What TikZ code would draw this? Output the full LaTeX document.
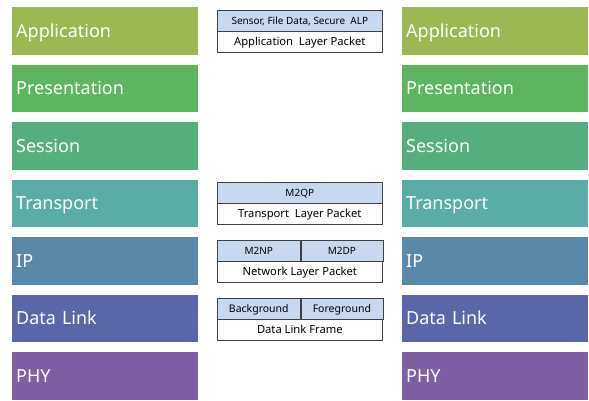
\documentclass[tikz,border=0pt]{standalone}
\usepackage{fontspec}
\setmainfont{Noto Sans}
\usetikzlibrary{positioning}

\definecolor{appcol}{HTML}{9BB852}
\definecolor{prescol}{HTML}{5DB55F}
\definecolor{sesscol}{HTML}{56AD7E}
\definecolor{transcol}{HTML}{5AADA5}
\definecolor{ipcol}{HTML}{5A88A8}
\definecolor{dlcol}{HTML}{5B66A8}
\definecolor{phycol}{HTML}{7E5FA3}
\definecolor{headcol}{HTML}{C8D8F0}
\definecolor{edgecol}{HTML}{404040}

\tikzset{
    layer/.style={rectangle, anchor=north west, minimum width=186pt, minimum height=47.5pt,
        inner sep=4pt, text width=178pt, align=left, text=white,
        text height=12.5pt, text depth=0pt,
        font=\fontsize{18}{18}\selectfont},
    pkthead/.style={rectangle, draw=edgecol, line width=0.6pt, fill=headcol, anchor=north west,
        minimum width=165pt, minimum height=20.5pt, inner sep=0pt,
        text height=7.5pt, text depth=0pt,
        font=\fontsize{10}{10}\selectfont},
    pktbody/.style={pkthead, fill=white, text height=8pt, font=\fontsize{11.2}{11.2}\selectfont}
}

\begin{document}
\begin{tikzpicture}[x=1pt, y=-1pt]
    \useasboundingbox (0,0) rectangle (589,400);

    % left stack
    \node[layer, fill=appcol] (lapp) at (12, 7) {Application};
    \node[layer, fill=prescol] (lpres) at (12, 64.5) {Presentation};
    \node[layer, fill=sesscol] (lsess) at (12, 122) {Session};
    \node[layer, fill=transcol] (ltrans) at (12, 179.5) {Transport};
    \node[layer, fill=ipcol] (lip) at (12, 237) {IP};
    \node[layer, fill=dlcol] (ldl) at (12, 294.5) {Data Link};
    \node[layer, fill=phycol] (lphy) at (12, 352) {PHY};

    % right stack
    \node[layer, fill=appcol] (rapp) at (402, 7) {Application};
    \node[layer, fill=prescol] (rpres) at (402, 64.5) {Presentation};
    \node[layer, fill=sesscol] (rsess) at (402, 122) {Session};
    \node[layer, fill=transcol] (rtrans) at (402, 179.5) {Transport};
    \node[layer, fill=ipcol] (rip) at (402, 237) {IP};
    \node[layer, fill=dlcol] (rdl) at (402, 294.5) {Data Link};
    \node[layer, fill=phycol] (rphy) at (402, 352) {PHY};

    % packets
    \node[pkthead] (alp) at (217, 10) {Sensor, File Data, Secure\ \ ALP};
    \node[pktbody, below=0pt of alp] (alpbody) {Application\ \ Layer Packet};

    \node[pkthead] (m2qp) at (217, 182) {M2QP};
    \node[pktbody, below=0pt of m2qp] (tlpbody) {Transport\ \ Layer Packet};

    \node[pkthead, minimum width=83pt] (m2np) at (217, 240) {M2NP};
    \node[pkthead, minimum width=82pt, right=0pt of m2np] (m2dp) {M2DP};
    \node[pktbody, anchor=north west] (nlpbody) at (m2np.south west) {Network Layer Packet};

    \node[pkthead, minimum width=83pt, font=\fontsize{10.5}{10.5}\selectfont] (bg) at (217, 298) {Background};
    \node[pkthead, minimum width=82pt, font=\fontsize{10.5}{10.5}\selectfont, right=0pt of bg] (fg) {Foreground};
    \node[pktbody, anchor=north west] (dlfbody) at (bg.south west) {Data Link Frame};
\end{tikzpicture}
\end{document}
__________
Tell how many lines above contain the word "draw". Give the number alone.

2